William H Theodore MD, Chief of the Clinical Epilepsy Section at NINDS added: “We welcome the opportunity to collaborate with Proximagen on naluzotan, and assess its potential in a clinical setting as a treatment for epilepsy. It offers a potentially novel therapy based on pre-clinical and human imaging data and we are hopeful that we can show naluzotan to be efficacious in helping reduce seizures.”

Commenting on the news, Graham Faulkner, chief executive of the National Society for Epilepsy, said, “We are delighted to see further research into novel therapeutics, such as naluzotan, taking place. Epilepsy affects over 450,000 people in the United Kingdom alone and the need to identify treatments that are more effective and better tolerated than existing therapies remains pressing.”

For further information, please contact:

Proximagen Group plc Tel: 020 7400 7700 Kenneth Mulvany, Chief Executive Officer James Hunter, Finance Director

Pelham Bell Pottinger Tel: 020 7861 3800 Dan de Belder, Zoë Pocock

Evolution Securities Limited (NOMAD) Tel: 020 7071 4300 Stuart Andrews, Bobbie Hilliam, Tim Redfern

About Proximagen

Proximagen is a leading biotechnology company committed to developing novel drugs and innovative new treatments for disorders of the central nervous system, bringing new hope to patients and value to our shareholders. Founded in 2003 as a spin-out from King’s College London, Proximagen joined the Alternative Investment Market of the London Stock Exchange in March 2005, raising £13.5 million via a placing. In June 2009, the Company raised an additional £50 million.
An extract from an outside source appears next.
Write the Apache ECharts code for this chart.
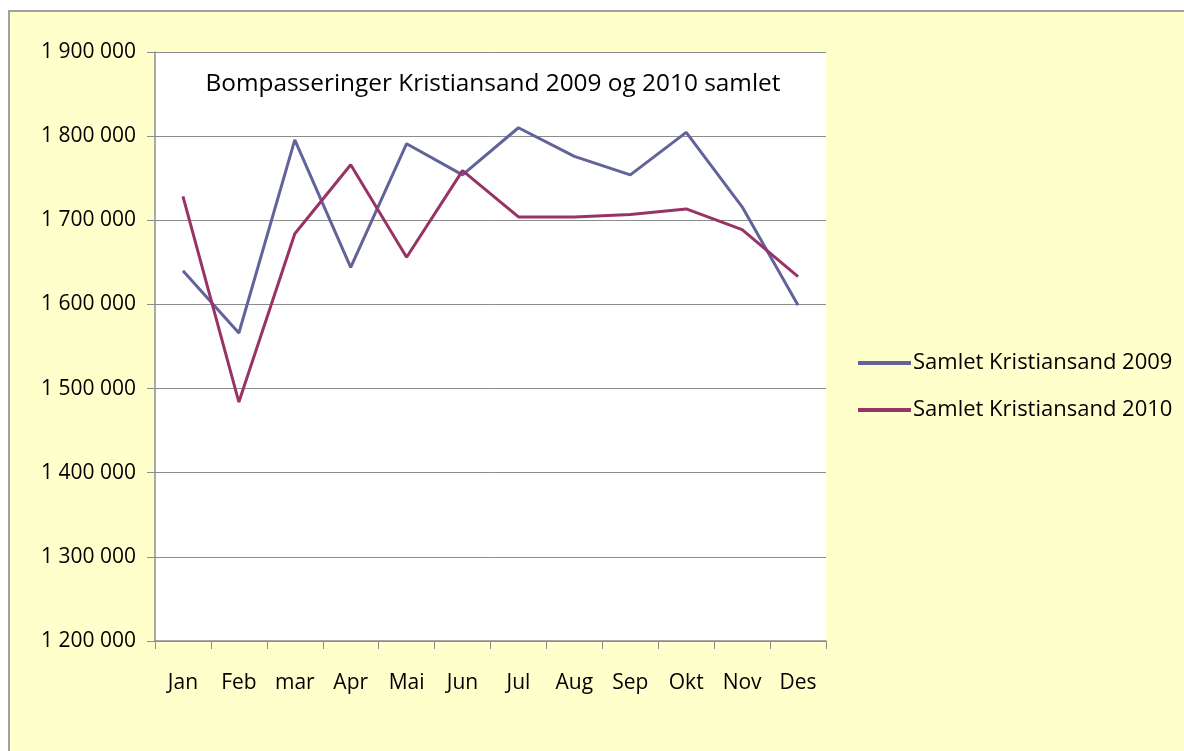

Proximagen’s growth strategy is science-driven and seeks to balance financial and scientific risk as it develops a pipeline of pre-clinical and clinical stage compounds, using its expertise in neuroscience and drug development. The company takes a flexible approach to how far it develops programmes before partnering, being mindful of a number of factors including development risk, the progress of competitor programmes, its financial position and its belief that the retention of rights to certain territories is an important long-term value driver.

Proximagen’s pipeline now comprises a broad portfolio of programmes from discovery through clinical development, addressing a number of therapeutic areas including Parkinson’s disease, epilepsy, cognition and neuropathic pain.

The Company continues to expand its drug pipeline through acquisition, in-licensing and partnering, with the aim of becoming one of the world’s leading companies developing therapeutics for patients suffering from diseases of the central nervous system.

Treatments for epilepsy Treatment of epilepsy by anticonvulsant drugs can eliminate seizures in one third of patients and can produce more than 50% reduction in seizures in another one third of patients. No single anticonvulsant controls all types of epilepsy. Different patients require different drugs and some may require multiple drugs. There remains a high unmet medical need for new, more effective and better tolerated drugs which treat seizure disorders. Epilepsy affects approximately 50 million people worldwide, making it one of the most common neurological diseases. (Source: World Health Organisation).

About naluzotan

Naluzotan is a 5-HT1a receptor agonist that has been shown to be safe and well tolerated in over 400 patients and it will be entering into phase II clinical development for epilepsy.

Additionally, compounds that activate the 5-HT1a receptor are thought to inhibit levodopa-induced dyskinesia associated with Parkinson’s disease. The reversal of dyskinesias has been shown using other 5-HT1a agonists, both in functional models of the disorder and in clinical trials. Proximagen is currently undertaking studies in models of Parkinson’s disease to determine the utility of naluzotan in alleviating dyskinesia induced by dopaminergic therapy. These studies are due to read out later this year and if the results are positive, we would expect naluzotan to advance into Phase II clinical studies for dyskinesia.